In other words, when you’re older you enjoy the positive parts of the relationship, and let the negative ones roll off your back. On the other hand, young people at the beginning of their relationships tend to focus on the negative aspects, which feeds their anxieties about marriage (and its potential end).
The differences across the ages may have something to do with the perception of time being endless (when one is young) vs. finite (when one is older). This major difference can make people view – and value – social interactions quite differently. Whatever the explanation, it seems that our own changing attitudes towards marriage – what we highlight in our own minds – may have a lot to do with the benefits we reap from it.
There are risks involved in taking any plunge in life. And there are clearly certain risks to marriage (namely divorce). But the overwhelming evidence suggests that if it is a satisfying one, the pros generally outweigh the cons.

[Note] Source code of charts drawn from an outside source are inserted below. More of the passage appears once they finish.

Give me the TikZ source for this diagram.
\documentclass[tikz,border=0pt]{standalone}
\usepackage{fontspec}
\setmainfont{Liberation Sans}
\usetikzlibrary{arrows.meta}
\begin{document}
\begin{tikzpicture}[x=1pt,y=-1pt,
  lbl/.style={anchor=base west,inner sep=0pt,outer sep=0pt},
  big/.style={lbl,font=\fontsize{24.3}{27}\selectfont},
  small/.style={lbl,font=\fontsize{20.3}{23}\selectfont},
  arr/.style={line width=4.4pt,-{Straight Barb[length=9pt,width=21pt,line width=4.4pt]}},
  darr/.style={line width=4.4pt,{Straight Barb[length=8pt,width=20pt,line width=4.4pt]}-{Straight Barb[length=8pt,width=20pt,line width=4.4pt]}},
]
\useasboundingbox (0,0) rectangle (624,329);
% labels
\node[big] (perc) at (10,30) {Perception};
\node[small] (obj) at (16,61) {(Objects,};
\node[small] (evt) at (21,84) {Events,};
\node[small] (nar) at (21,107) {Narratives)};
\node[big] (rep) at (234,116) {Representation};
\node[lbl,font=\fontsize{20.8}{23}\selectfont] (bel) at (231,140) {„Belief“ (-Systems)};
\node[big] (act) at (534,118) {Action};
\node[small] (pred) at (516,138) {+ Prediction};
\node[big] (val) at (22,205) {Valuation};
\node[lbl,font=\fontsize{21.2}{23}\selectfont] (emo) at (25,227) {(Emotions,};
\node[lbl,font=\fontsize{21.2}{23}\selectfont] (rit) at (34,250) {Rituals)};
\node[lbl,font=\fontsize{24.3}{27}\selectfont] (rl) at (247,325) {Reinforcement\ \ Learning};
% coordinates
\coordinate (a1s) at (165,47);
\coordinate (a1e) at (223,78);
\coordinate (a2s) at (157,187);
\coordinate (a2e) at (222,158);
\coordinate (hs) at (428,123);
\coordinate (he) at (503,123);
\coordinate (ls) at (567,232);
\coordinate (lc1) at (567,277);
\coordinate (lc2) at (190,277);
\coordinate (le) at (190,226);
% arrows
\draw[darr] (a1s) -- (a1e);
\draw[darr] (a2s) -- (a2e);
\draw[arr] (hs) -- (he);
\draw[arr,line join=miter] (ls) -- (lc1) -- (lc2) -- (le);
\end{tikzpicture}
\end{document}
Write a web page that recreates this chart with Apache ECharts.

'...Negative marital processes have a bigger effect on the mental health of the younger people, and positive marital processes are much more important to the older people.'
It’s easy to focus on the negatives, since the unhappy and dramatic endings are so often what are spotlighted in the media. But as in other walks of life, shifting focus away from the risks and back to the benefits may be key. This shift in perspective – in which the negatives become less important than the positives – seems to occur naturally as we age, which may be why older people find so many physical and mental benefits to marriage,. So perhaps the trick is to try to change our focus earlier in life, so that we can enjoy the same benefits without all the anxieties from a younger age.
Relationships vary widely and deciding to marry or not is a personal choice. But given that strong marriages seem to offer a host of benefits, avoiding marriage because of the prospect of divorce alone may be just the kind of negative thinking that can undermine a relationship. Though it may be easier said than done, taking the plunge if one is interested in doing so – and taking it seriously but not too seriously – may be worth it in the long run.